Continuing your journey from the hornbill festival in Kisama village, head towards the Kohima war memorial; and pay respect to those Indian soldiers who laid down their lives in the quest of Indian freedom which we enjoy since 1947.
Image Source – https://upload.wikimedia.org/wikipedia/commons/2/26/Kohima_War_Cemetery%2C_Kohima%2C_Nagaland_%2889%29.jpeg
The battles of Kohima and Imphal have been voted as the Greatest Ever Battles, which involved the British. The battle is also known as the Stalingrad of the East. The sight explains the sentiment behind the poem by John Maxwell Edmund, inscribed on the epitaph: When you go home tell them of us and say for your tomorrow we gave our today.
This inscription is now the most popular inscriptions in the world. A little thought about these words invokes thoughts about the life in the past years and the fleeting nature of life. The Kohima war memorial actually is built in memory of the Indian and British soldiers who laid down their lives fighting the Japanese invasion of British India. The battle was so fierce that it claimed over 4000 Indian and British lives and 5000 Japanese lives; second only to the Stalingrad battle, where the Soviets lost 1 million men while repulsing an attack from the combined forces of German, Romanian, Croatian and Italian forces, who lost 800,000 men.

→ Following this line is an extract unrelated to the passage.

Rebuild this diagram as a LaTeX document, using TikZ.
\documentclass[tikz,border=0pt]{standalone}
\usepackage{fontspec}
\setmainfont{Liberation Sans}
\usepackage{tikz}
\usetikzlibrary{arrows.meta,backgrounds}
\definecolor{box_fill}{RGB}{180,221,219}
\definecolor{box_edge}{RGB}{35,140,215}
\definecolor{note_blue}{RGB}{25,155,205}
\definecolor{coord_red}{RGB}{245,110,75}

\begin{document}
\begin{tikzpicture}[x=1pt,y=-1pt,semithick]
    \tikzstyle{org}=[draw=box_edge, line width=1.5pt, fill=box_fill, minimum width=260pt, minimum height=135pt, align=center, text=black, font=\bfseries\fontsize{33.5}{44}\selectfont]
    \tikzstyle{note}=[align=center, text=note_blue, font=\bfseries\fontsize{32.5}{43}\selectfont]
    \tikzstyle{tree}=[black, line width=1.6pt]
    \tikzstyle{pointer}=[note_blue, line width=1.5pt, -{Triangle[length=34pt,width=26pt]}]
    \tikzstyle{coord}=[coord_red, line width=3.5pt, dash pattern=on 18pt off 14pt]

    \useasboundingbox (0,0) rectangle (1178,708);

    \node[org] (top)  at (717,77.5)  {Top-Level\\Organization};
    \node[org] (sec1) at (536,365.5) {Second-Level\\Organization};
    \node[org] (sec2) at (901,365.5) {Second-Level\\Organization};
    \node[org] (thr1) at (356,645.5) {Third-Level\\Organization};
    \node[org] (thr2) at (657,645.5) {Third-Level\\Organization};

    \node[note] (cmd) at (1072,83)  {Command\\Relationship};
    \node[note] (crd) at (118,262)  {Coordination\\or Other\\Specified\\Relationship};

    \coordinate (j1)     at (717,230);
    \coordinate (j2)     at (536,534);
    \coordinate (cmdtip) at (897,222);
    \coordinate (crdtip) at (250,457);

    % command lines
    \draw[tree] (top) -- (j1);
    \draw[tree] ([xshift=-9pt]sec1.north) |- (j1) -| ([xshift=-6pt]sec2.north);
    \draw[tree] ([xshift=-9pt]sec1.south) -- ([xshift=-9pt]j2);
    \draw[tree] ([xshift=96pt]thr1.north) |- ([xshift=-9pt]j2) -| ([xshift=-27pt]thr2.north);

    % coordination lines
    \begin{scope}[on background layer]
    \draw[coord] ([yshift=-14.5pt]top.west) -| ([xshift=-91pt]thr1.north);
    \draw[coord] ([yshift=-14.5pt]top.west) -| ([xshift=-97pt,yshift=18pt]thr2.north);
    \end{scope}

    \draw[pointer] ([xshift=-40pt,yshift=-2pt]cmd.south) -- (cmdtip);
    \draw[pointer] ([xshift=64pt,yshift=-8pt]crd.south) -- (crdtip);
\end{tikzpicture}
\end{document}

Image Source – https://upload.wikimedia.org/wikipedia/commons/c/c5/Entrance_to_Cemetery.jpeg
The Kohima war cemetery is a humble reminder of that grim reality, where Indian and British soldiers fiercely defended the nation against the Japanese empire. The Victorious march of the Japanese army was stopped at Kohima, after their successful campaign in Manipur. The purpose of the Japanese army was to overthrow the British Raj from the Indian subcontinent. The Nagas, who were an isolated society till then, came across two foreign armies fighting a fierce battle on their lands.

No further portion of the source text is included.